==== Source data

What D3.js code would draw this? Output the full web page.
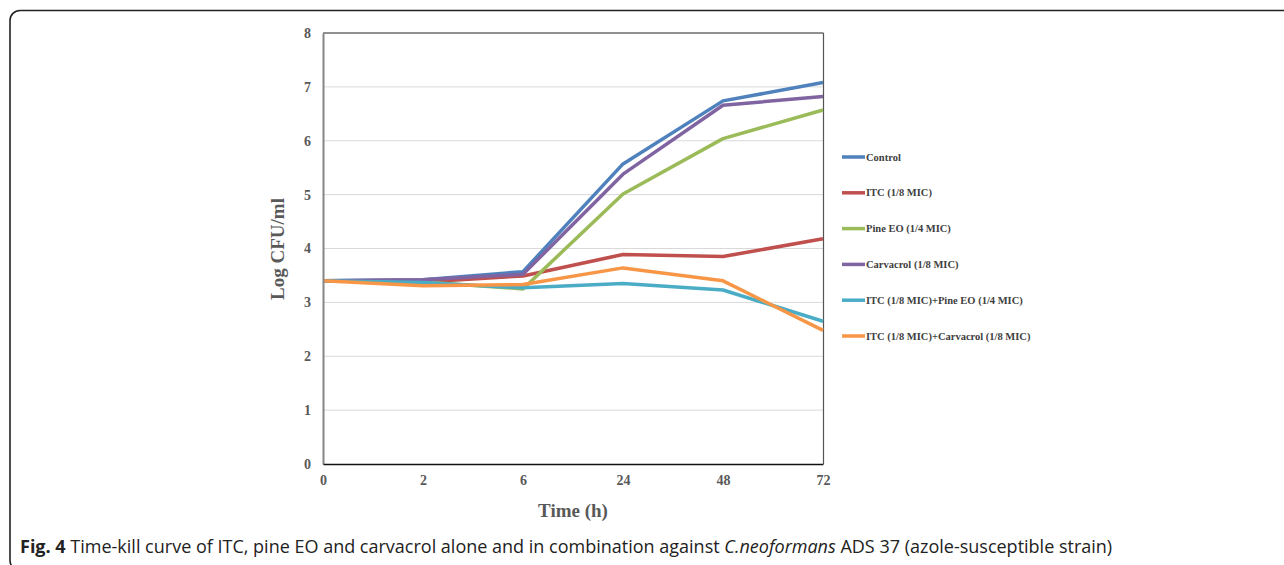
<!DOCTYPE html>
<html>
<head>
<meta charset="utf-8">
<script src="https://cdn.jsdelivr.net/npm/d3@7"></script>
<style>
  body { margin: 0; background: #fff; }
  svg { display: block; }
</style>
</head>
<body>
<svg id="chart" width="1284" height="565"></svg>
<script>
// data
const times = ["0", "2", "6", "24", "48", "72"];
const seriesNames = [
  "Control",
  "ITC (1/8 MIC)",
  "Pine EO (1/4 MIC)",
  "Carvacrol (1/8 MIC)",
  "ITC (1/8 MIC)+Pine EO (1/4 MIC)",
  "ITC (1/8 MIC)+Carvacrol (1/8 MIC)"
];
const control    = [3.40, 3.42, 3.57, 5.57, 6.74, 7.08];
const itc        = [3.40, 3.38, 3.49, 3.89, 3.85, 4.18];
const pineEO     = [3.40, 3.38, 3.25, 5.01, 6.04, 6.57];
const carvacrol  = [3.40, 3.42, 3.52, 5.38, 6.66, 6.82];
const itcPine    = [3.40, 3.37, 3.27, 3.35, 3.23, 2.65];
const itcCarv    = [3.40, 3.31, 3.33, 3.64, 3.40, 2.48];
const yTicks = [0, 1, 2, 3, 4, 5, 6, 7, 8];
const colors = ["#4F81BD", "#C0504D", "#9BBB59", "#8064A2", "#4BACC6", "#F79646"];

const allSeries = [control, itc, pineEO, carvacrol, itcPine, itcCarv];

const svg = d3.select("#chart");

// outer rounded frame (cut off at right and bottom like the page)
svg.append("rect")
  .attr("x", 10).attr("y", 10.5)
  .attr("width", 1320).attr("height", 560)
  .attr("rx", 10)
  .attr("fill", "none")
  .attr("stroke", "#222")
  .attr("stroke-width", 1.6);

const plotLeft = 323, plotRight = 823, plotTop = 33, plotBottom = 464;

const x = d3.scalePoint().domain(times).range([plotLeft, plotRight]);
const y = d3.scaleLinear().domain([0, 8]).range([plotBottom, plotTop]);

// gridlines
svg.append("g")
  .selectAll("line")
  .data(yTicks.slice(1, -1))
  .enter()
  .append("line")
  .attr("x1", plotLeft).attr("x2", plotRight)
  .attr("y1", (d) => y(d)).attr("y2", (d) => y(d))
  .attr("stroke", "#d9d9d9")
  .attr("stroke-width", 1);

// plot box top + right
svg.append("line")
  .attr("x1", plotLeft).attr("x2", plotRight + 0.5)
  .attr("y1", plotTop).attr("y2", plotTop)
  .attr("stroke", "#222").attr("stroke-width", 1.2);
svg.append("line")
  .attr("x1", plotRight + 0.5).attr("x2", plotRight + 0.5)
  .attr("y1", plotTop).attr("y2", plotBottom)
  .attr("stroke", "#555").attr("stroke-width", 1.2);

// series lines
const line = d3.line()
  .x((d, i) => x(times[i]))
  .y((d) => y(d));

svg.append("g")
  .selectAll("path")
  .data(allSeries)
  .enter()
  .append("path")
  .attr("d", line)
  .attr("fill", "none")
  .attr("stroke", (d, i) => colors[i])
  .attr("stroke-width", 3.5)
  .attr("stroke-linejoin", "round");

// y axis
const yAxis = svg.append("g")
  .attr("transform", `translate(${plotLeft},0)`)
  .call(d3.axisLeft(y).tickValues(yTicks).tickSize(0).tickPadding(12));
yAxis.select(".domain").attr("stroke", "#868686").attr("stroke-width", 2);
yAxis.selectAll("text")
  .attr("font-family", "'Liberation Serif', 'Times New Roman', serif")
  .attr("font-weight", "bold")
  .attr("font-size", 14)
  .attr("fill", "#595959");

// x axis
const xAxis = svg.append("g")
  .attr("transform", `translate(0,${plotBottom})`)
  .call(d3.axisBottom(x).tickSize(0).tickPadding(11));
xAxis.select(".domain").attr("stroke", "#111").attr("stroke-width", 1.6);
xAxis.selectAll("text")
  .attr("font-family", "'Liberation Serif', 'Times New Roman', serif")
  .attr("font-weight", "bold")
  .attr("font-size", 14)
  .attr("fill", "#595959");

// axis titles
svg.append("text")
  .attr("x", (plotLeft + plotRight) / 2)
  .attr("y", 517)
  .attr("text-anchor", "middle")
  .attr("font-family", "'Liberation Serif', 'Times New Roman', serif")
  .attr("font-weight", "bold")
  .attr("font-size", 19)
  .attr("fill", "#595959")
  .text("Time (h)");

svg.append("text")
  .attr("transform", `translate(284,249) rotate(-90)`)
  .attr("text-anchor", "middle")
  .attr("font-family", "'Liberation Serif', 'Times New Roman', serif")
  .attr("font-weight", "bold")
  .attr("font-size", 19)
  .attr("fill", "#595959")
  .text("Log CFU/ml");

// legend
const legend = svg.append("g")
  .selectAll("g")
  .data(seriesNames)
  .enter()
  .append("g")
  .attr("transform", (d, i) => `translate(842,${157 + i * 35.8})`);

legend.append("line")
  .attr("x1", 0).attr("x2", 23)
  .attr("y1", 0).attr("y2", 0)
  .attr("stroke", (d, i) => colors[i])
  .attr("stroke-width", 3.5);

legend.append("text")
  .attr("x", 24)
  .attr("y", 3.5)
  .attr("font-family", "'Liberation Serif', 'Times New Roman', serif")
  .attr("font-weight", "bold")
  .attr("font-size", 10.5)
  .attr("fill", "#404040")
  .text((d) => d);

// caption
const cap = svg.append("text")
  .attr("x", 20)
  .attr("y", 553)
  .attr("font-family", "'Open Sans', 'Noto Sans', sans-serif")
  .attr("font-size", 18)
  .attr("fill", "#222");
cap.append("tspan").attr("font-weight", "bold").text("Fig. 4");
cap.append("tspan").text(" Time-kill curve of ITC, pine EO and carvacrol alone and in combination against ");
cap.append("tspan").attr("font-style", "italic").text("C.neoformans");
cap.append("tspan").text(" ADS 37 (azole-susceptible strain)");
</script>
</body>
</html>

========

— What you will do —
Note how many lines in the listing above hold the string "page", then give only that figure.

— Task response —
2